Я ему объяснил, что у меня в первые двенадцать лет заточения были ежедневные порывы удушливого кашля с кровохарканием, но я, думая, что кашель должен разрывать язвочки в дыхательных путях, всеми силами старался удержаться от него, а когда был уже не в силах, то кашлял в подушку или просто прижав ладонью рот, чтоб воздух выходил не резко. И, кроме того, три раза в день я занимался легкой гимнастикой по своей собственной системе, делая по десяти разнообразных взмахов и круговых движений руками, ногами, туловищем и головой.
— Эта гимнастика и ваши систематические умственные занятия, очевидно, и спасли вас, — ответил Браун.

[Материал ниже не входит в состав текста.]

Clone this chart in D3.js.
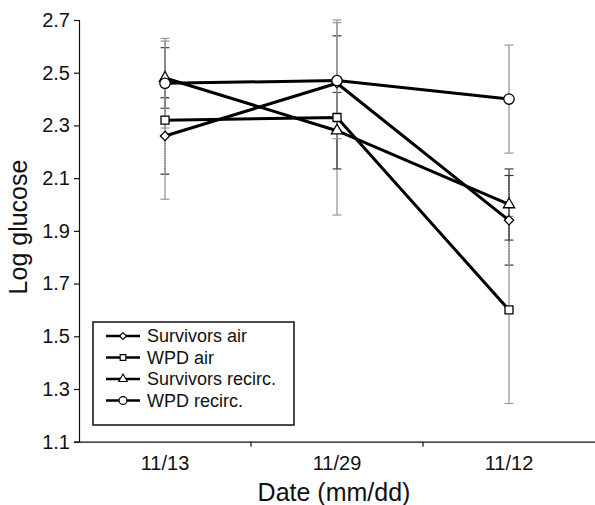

Но в результате он страшно огорчил меня.
— Вам нельзя много ходить или таскать что-нибудь тяжелое, — сказал он. — Надо поддерживать строгую диету, не есть мясного, не подниматься в высокие квартиры, а если уж необходимо, то обязательно отдыхать по нескольку минут на каждой площадке. Не пить ни чаю, ни кофе, не говоря уже о вине. Необходимо ложиться спать не позднее десяти или одиннадцати часов, спать не менее десяти часов.
Он прописал мне те же лекарства от атонии кишечного канала, какие я принимал в Шлиссельбурге, прибавил к ним еще пару своих собственных рецептов и наконец отпустил, решительно отказавшись взять предложенную плату.
Я вышел, растроганный его сочувственным отношением, но с полным отчаянием в душе.
Стоит ли жить, чтоб вести такой режим? Нет, не стоит! Употреблю остаток своих дней на то, чтобы издать хотя бы то, что сделано мною в Шлиссельбурге.
Когда я возвратился в квартиру, там была уже целая толпа знакомых Ангелины Михайловны и знакомых ее знакомых, сбежавшихся посмотреть на меня, как на восьмое диво мира. Все меня расспрашивали, все звали к себе, одни — обедать, другие — ужинать.